| Written problem |
Leave out the pictures, and retype only the lines from the beginning of the material through the line that contains "y_ticks = [0, 10, 20, 30, 40]", including both.

| Provided data |
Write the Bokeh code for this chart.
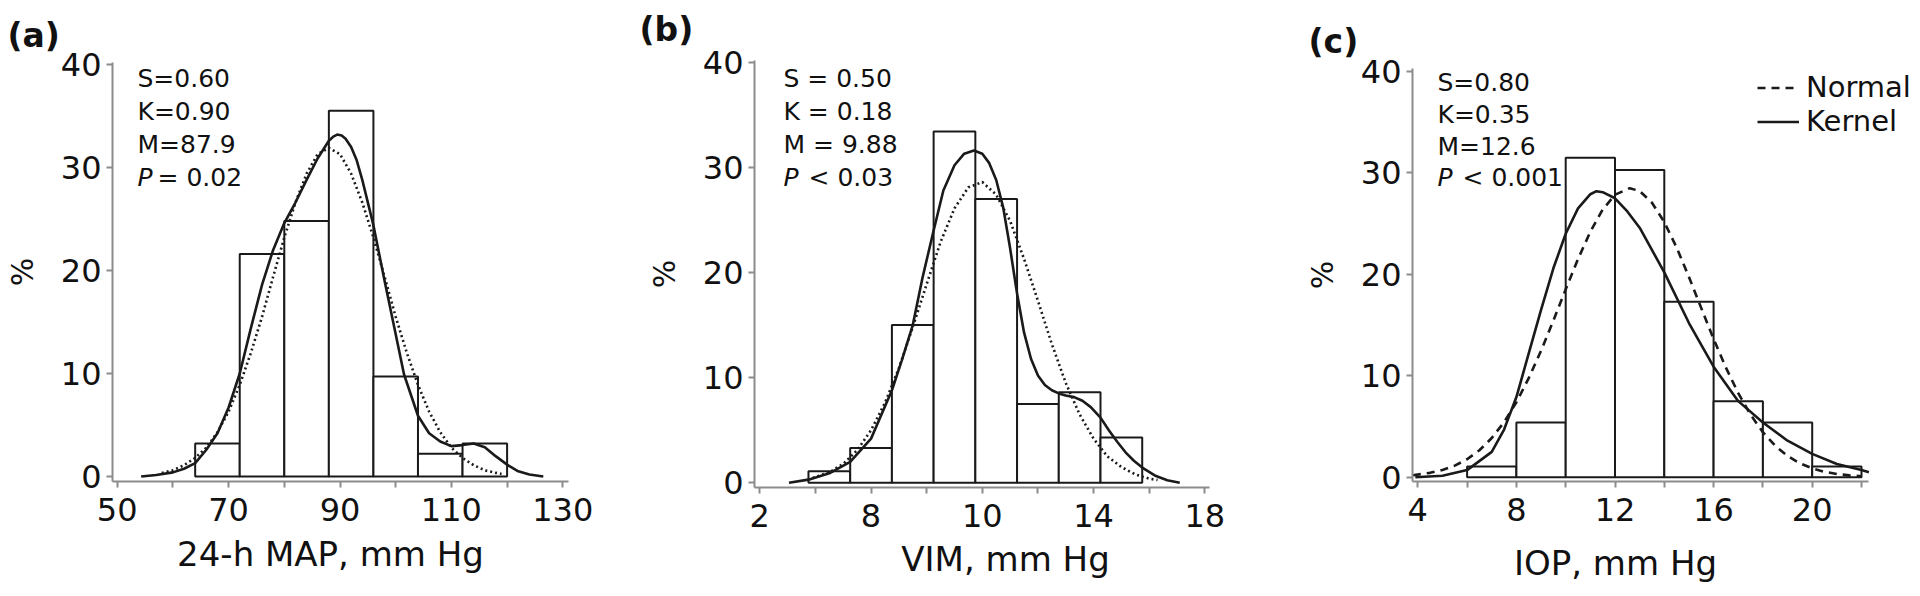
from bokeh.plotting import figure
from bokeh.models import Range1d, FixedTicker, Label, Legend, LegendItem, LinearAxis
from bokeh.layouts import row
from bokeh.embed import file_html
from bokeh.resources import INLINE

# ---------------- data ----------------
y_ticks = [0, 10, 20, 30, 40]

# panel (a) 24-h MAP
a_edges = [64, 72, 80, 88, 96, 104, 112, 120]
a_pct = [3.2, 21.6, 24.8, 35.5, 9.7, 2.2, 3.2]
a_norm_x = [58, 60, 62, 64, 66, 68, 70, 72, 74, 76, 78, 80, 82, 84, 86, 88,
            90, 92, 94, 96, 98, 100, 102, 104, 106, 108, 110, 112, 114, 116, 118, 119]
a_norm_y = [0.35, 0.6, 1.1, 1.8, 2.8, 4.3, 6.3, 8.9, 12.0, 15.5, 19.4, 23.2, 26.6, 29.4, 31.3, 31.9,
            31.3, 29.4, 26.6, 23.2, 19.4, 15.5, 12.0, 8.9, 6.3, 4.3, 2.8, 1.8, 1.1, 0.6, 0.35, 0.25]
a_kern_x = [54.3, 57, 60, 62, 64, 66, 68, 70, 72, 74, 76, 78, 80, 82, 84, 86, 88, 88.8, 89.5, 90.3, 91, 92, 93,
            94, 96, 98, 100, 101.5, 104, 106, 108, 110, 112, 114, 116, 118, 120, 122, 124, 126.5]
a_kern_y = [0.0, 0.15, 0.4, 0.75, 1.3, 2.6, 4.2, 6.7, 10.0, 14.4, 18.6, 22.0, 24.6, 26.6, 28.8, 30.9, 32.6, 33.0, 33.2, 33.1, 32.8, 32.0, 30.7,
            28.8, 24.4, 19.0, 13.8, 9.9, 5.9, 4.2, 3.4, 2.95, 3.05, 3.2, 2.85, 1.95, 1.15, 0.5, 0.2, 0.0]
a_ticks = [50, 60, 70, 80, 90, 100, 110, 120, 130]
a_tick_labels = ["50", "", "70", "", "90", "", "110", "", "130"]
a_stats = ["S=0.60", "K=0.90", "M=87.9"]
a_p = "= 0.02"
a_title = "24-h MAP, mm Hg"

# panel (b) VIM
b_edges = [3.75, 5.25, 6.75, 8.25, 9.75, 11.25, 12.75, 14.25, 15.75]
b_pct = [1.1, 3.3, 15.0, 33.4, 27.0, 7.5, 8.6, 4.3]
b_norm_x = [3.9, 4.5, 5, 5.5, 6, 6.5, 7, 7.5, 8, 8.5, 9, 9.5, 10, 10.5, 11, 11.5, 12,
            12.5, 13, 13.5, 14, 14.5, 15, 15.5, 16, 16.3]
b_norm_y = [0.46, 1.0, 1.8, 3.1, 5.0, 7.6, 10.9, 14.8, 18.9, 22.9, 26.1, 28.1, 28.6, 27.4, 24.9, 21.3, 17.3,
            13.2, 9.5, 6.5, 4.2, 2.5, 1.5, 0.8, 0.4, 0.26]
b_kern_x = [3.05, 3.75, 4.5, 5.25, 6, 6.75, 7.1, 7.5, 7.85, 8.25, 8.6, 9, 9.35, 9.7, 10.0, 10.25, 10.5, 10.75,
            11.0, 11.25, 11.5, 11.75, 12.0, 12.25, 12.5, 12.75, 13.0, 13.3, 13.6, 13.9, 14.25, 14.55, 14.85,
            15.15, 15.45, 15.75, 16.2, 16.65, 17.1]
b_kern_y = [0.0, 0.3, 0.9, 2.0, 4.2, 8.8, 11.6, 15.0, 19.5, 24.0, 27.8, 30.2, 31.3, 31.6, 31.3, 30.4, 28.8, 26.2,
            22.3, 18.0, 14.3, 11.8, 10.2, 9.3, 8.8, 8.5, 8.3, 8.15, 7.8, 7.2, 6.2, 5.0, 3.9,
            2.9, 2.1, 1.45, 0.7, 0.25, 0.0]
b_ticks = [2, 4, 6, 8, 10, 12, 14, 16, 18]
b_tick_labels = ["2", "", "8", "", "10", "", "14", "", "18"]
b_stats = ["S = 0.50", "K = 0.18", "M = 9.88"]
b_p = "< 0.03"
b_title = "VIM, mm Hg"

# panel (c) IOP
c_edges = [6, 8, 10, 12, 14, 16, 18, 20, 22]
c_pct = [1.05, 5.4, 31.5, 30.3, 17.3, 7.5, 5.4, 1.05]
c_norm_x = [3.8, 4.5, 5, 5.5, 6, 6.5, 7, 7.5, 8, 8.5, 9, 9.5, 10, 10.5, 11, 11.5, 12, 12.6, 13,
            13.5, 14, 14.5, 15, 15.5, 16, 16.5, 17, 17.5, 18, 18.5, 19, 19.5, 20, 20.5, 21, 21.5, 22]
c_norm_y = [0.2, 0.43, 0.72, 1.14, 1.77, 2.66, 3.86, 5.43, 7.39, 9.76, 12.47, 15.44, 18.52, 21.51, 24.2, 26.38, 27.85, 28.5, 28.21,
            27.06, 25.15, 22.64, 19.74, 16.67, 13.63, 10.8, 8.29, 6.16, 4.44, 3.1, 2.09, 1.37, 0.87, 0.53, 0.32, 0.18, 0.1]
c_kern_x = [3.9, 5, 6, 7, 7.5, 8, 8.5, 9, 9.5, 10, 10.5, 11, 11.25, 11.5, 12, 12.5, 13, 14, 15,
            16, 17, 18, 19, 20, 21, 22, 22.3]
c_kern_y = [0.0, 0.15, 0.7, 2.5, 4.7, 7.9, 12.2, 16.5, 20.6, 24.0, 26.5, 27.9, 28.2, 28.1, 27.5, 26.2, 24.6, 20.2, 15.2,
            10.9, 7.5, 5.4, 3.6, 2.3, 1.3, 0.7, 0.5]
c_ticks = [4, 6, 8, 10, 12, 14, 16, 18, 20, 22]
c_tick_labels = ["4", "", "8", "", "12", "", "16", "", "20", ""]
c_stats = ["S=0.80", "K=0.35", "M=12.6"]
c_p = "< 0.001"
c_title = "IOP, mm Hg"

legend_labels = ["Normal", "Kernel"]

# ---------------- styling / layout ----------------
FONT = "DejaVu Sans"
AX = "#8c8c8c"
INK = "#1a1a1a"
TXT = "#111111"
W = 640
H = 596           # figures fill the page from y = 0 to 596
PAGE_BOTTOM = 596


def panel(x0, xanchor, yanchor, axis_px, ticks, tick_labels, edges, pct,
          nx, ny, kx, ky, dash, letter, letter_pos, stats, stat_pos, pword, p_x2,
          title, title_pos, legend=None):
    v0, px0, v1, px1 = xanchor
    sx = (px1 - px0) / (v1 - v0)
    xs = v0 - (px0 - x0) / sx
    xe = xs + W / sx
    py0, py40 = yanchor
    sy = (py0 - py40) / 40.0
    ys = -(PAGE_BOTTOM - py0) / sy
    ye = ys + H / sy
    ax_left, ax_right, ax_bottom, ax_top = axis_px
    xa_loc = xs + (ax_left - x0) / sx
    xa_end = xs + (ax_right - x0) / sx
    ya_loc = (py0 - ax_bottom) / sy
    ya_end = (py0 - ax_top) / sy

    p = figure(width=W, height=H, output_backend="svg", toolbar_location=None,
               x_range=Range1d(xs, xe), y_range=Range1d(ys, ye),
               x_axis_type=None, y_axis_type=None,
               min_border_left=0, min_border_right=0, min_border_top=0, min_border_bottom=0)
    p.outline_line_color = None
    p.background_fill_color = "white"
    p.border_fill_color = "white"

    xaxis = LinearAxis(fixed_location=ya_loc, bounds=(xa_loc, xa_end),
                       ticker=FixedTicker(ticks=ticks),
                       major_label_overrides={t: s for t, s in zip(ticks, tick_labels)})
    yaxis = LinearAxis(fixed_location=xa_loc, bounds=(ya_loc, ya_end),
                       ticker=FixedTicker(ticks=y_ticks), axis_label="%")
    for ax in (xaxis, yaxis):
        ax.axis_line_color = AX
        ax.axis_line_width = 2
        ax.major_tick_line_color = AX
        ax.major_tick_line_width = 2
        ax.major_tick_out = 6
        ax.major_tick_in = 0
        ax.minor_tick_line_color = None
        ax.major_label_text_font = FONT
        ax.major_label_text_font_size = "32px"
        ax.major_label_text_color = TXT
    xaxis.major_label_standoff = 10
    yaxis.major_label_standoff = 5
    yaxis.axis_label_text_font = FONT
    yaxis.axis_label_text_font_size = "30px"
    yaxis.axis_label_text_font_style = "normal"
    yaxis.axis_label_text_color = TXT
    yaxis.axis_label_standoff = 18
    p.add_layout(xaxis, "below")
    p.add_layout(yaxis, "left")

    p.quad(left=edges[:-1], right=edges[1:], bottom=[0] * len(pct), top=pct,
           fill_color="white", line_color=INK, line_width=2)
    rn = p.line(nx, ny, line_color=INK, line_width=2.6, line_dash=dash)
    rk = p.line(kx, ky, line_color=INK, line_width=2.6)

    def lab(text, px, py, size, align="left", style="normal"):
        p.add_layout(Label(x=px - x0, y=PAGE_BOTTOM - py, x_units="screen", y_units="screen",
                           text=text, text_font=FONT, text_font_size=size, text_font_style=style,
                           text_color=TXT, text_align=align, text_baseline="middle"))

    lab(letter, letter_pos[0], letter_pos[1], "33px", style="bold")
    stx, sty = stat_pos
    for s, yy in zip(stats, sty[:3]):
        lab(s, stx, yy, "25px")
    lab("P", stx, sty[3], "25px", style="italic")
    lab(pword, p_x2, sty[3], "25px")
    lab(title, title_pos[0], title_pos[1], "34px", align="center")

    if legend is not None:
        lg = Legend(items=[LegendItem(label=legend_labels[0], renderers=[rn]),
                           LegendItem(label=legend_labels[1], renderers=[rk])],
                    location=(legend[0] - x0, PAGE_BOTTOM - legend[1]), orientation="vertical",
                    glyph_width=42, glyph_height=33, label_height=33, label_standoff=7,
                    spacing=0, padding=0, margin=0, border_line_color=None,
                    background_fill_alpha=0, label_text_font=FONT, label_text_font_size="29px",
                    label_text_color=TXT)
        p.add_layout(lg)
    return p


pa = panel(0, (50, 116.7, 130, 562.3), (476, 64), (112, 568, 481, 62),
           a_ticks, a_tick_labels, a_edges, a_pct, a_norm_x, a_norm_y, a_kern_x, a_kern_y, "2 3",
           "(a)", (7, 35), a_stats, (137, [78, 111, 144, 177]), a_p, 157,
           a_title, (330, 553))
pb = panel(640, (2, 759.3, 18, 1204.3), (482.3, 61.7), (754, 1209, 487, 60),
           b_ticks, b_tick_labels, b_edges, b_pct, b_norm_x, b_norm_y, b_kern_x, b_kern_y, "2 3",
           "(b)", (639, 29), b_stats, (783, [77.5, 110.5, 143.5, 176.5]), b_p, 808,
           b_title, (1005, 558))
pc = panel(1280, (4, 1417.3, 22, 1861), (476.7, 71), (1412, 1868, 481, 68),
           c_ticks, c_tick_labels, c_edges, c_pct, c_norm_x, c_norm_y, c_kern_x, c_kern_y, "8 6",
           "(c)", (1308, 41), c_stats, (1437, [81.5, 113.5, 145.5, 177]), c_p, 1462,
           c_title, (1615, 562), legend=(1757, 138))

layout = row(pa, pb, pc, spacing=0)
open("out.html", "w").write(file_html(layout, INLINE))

| Solution for this task |
Write the Bokeh code for this chart.
from bokeh.plotting import figure
from bokeh.models import Range1d, FixedTicker, Label, Legend, LegendItem, LinearAxis
from bokeh.layouts import row
from bokeh.embed import file_html
from bokeh.resources import INLINE

# ---------------- data ----------------
y_ticks = [0, 10, 20, 30, 40]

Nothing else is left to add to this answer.